Traitements par ARN interférents en cardiologie : pourquoi ce n’est pas de la thérapie génique

Pr Jean-Sébastien Hulot
Département Médico-Universitaire Cardiovasculaire & Transplantation
Hôpital Européen Georges Pompidou
Paris, France
La cardiologie est une discipline où l’on a déjà beaucoup entendu parler de biothérapies que ce soit de thérapies cellulaires ou géniques, notamment pour le traitement des cardiomyopathies et de l’insuffisance cardiaque. Pourtant, l’ARN interférence ne correspond pas à ce type de biothérapies et il ne faut pas la confondre avec la thérapie génique.
Thérapie génique veut dire soigner par le gène. On entend donc par thérapie génique, des approches qui visent directement le niveau du gène, donc le niveau de l’ADN et donc du code génétique contenu dans le noyau cellulaire. On intervient donc au niveau même de la bibliothèque. Intuitivement, on comprend que les approches de thérapies géniques sont particulièrement appropriées pour le traitement des maladies génétiques, c’est à dire des maladies provenant d’anomalies (des mutations) au niveau du code génétique. L’approche de thérapie génique consiste donc à venir corriger le gène au niveau de l’ADN ou alors à venir substituer le gène muté et malade par un gène normal. Dans l’approche de thérapie génique, on manipule de l’ADN. On cherche globalement à remplacer ou à corriger un code génétique anormal par un autre ADN qui lui sera normal.
Or, les ARN interférents n’agissent pas au niveau du noyau mais au niveau du cytoplasme. Ils n’interférent pas avec le code génétique mais avec la copie de ce code au niveau de l’ARN. Enfin, nous avons vu qu’ils agissent selon un mécanisme très différent qui interfère avec l’expression des gènes ce qui n’a rien à voir avec une supplémentation génique. Il faut probablement considérer les ARN interférents comme un nouveau type de thérapie moléculaire qui interagit avec le produit des gènes. Ce n’est pas de la thérapie génique.

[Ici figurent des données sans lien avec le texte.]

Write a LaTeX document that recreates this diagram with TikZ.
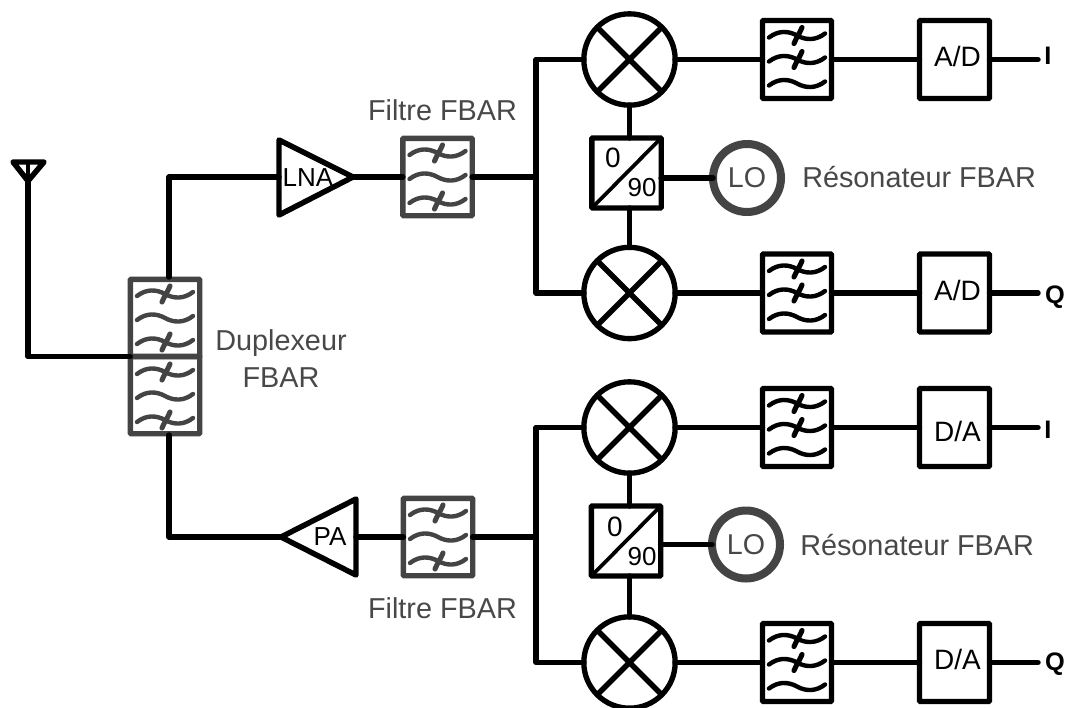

Ce qui peut parfois créer de la confusion, c’est qu’on peut aussi modifier l’expression des gènes avec des molécules d’ADN. Ce sont des oligonucléotides anti-sens (aussi dits ASO). Ils agissent par complémentarité de séquence d’un ARN messager cible. Ils se fixent donc sur la séquence complémentaire de l’ARN messager mais ils ne peuvent pas mobiliser le complexe RISC à la différence des ARN interférents. Ainsi, ils vont accélérer la dégradation de l’ARN messager cible mais par une voie traditionnelle de dégradation enzymatique (RNase H1) des couples ARN : ADN. Ces oligonucléotides anti-sens se rapprochent donc beaucoup des ARN interférents dans l’objectif final d’inhiber la traduction d’un ARN messager cible, mais le mécanisme mis en jeu est fort différent. Certains oligonucléotides anti-sens ont aussi des applications thérapeutiques qui concernent les cardiologues, comme dans le domaine des hypercholestérolémies.
Dernier niveau de la compréhension : les microARN. Les microARN fonctionnent en fait des ARN interférents naturels ! On savait que notre génome (au niveau de l’ADN) comporte de nombreuses régions de fonction inconnues et qui pouvaient exprimer des petits morceaux d’ARN dont on ne comprenait pas la fonction. La découverte du mécanisme d’ARN interférence a permis de comprendre que certains de ces petits ARN naturels (donc ces microARN) peuvent mobiliser le complexe RISC et venir aussi interférer avec des ARN messagers par complémentarité de séquence. Il s’agit en fait d’un système naturel de régulation de l’expression génique. Pour faire simple, toutes nos cellules possèdent une copie entière de la bibliothèque ! Mais toutes les cellules n’ont pas besoin de lire tous les livres, les cellules cardiaques par exemple font appel à des plans de fabrication qui ne sont pas les mêmes que nos cellules nerveuses par exemple. Les microARN sont ainsi un des moyens naturels de venir inhiber l’expression d’ARN messagers qui ne sont pas souhaitables dans un type de cellule différenciée. Il existe ici aussi des microARN thérapeutiques, car certains microARN sont dérégulés dans certaines maladies. Mais ici aussi, ce n’est pas de la thérapie génique.